特集 日本人の数の感覚「六」に込められた秘宝
ある統計によると、0~9の中で、日本人が好きな数字は、6対4の割合で奇数が好きな人が多いそうです。
日本の主な行事を並べてみても、元旦、ひな祭り、子供の日、七夕など、すべて奇数が重なっています。これには古代中国の陰陽思想も影響していると考えられています。陰陽思想では偶数は陰の数とされ縁起が悪い、反対に奇数は陽の数で縁起が良いとされているのです。とはいえ、季節は梅雨を迎える6月です。6月の始まりにあたり、「六」という数に秘められた魔力を探ってみましょう。(参考図書 日本人数のしきたり 朝倉晴武著)
1.芸事は六歳の六月六日に始めるのがよい?
六月六日は「お稽古始めの日」とされています。これは、昔から「芸事は六歳の六月六日に始めると上達が早い」といわれているからです。
一説によると、指折り数えると五までは親指から順に指を曲げて数えますが、六は小指を立てて数えることになります。そこから「子が立つのは六」と縁起担ぎをするようになり、六歳六月六日を芸事始めの日にするようになったといわれています。

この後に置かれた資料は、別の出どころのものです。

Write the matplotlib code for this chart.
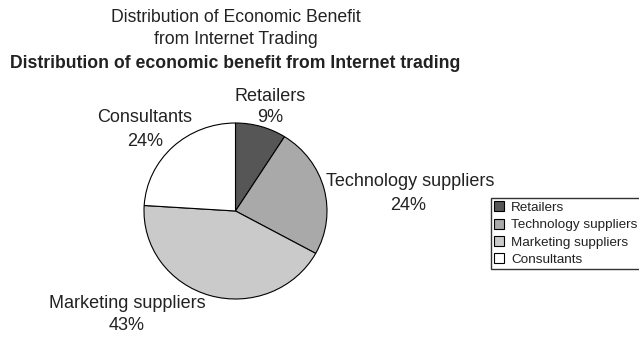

また、六十干支によるものとする説もあります。昔は数え年で年齢を数えていたので六歳は実際には満五歳になります。五歳は十二ヶ月×五で六十ヶ月に相当します。六十という数字は六十干支に通じ、干支が一巡したと考えられ、新しいことを始めるのにふさわしい時期だとされたわけです。
2.人の生死に関わることに用いられる「六」
六は安定した数と考えられています。二が三つに分けられますし、三と三、一と五という奇数に分けることもできます。仏教には、「六」を用いた言葉がいくつも見られます。「六根清浄(ろっこんしょうじょう)」もその一つで、視覚・聴覚・嗅覚・味覚・触覚・知覚という人間の感覚を清らかにすることをいいます。また、「六大」といえば、万物を構成する六つの要素 ?? 地・水・火・風・空・識・のことを指します。さらに、人が死ぬと生前の報いで地獄道・餓鬼道・畜生道・修羅道・人間道・天道の「六道」の間を徘徊するといわれています。これを「六道輪廻(りんね)」と呼びます。
人が生きていくためになくてはならないもの、あるいは人の生き死に関わることに「六」という数が用いられるのも、「六」の持つ安定性と無関係ではないでしょう。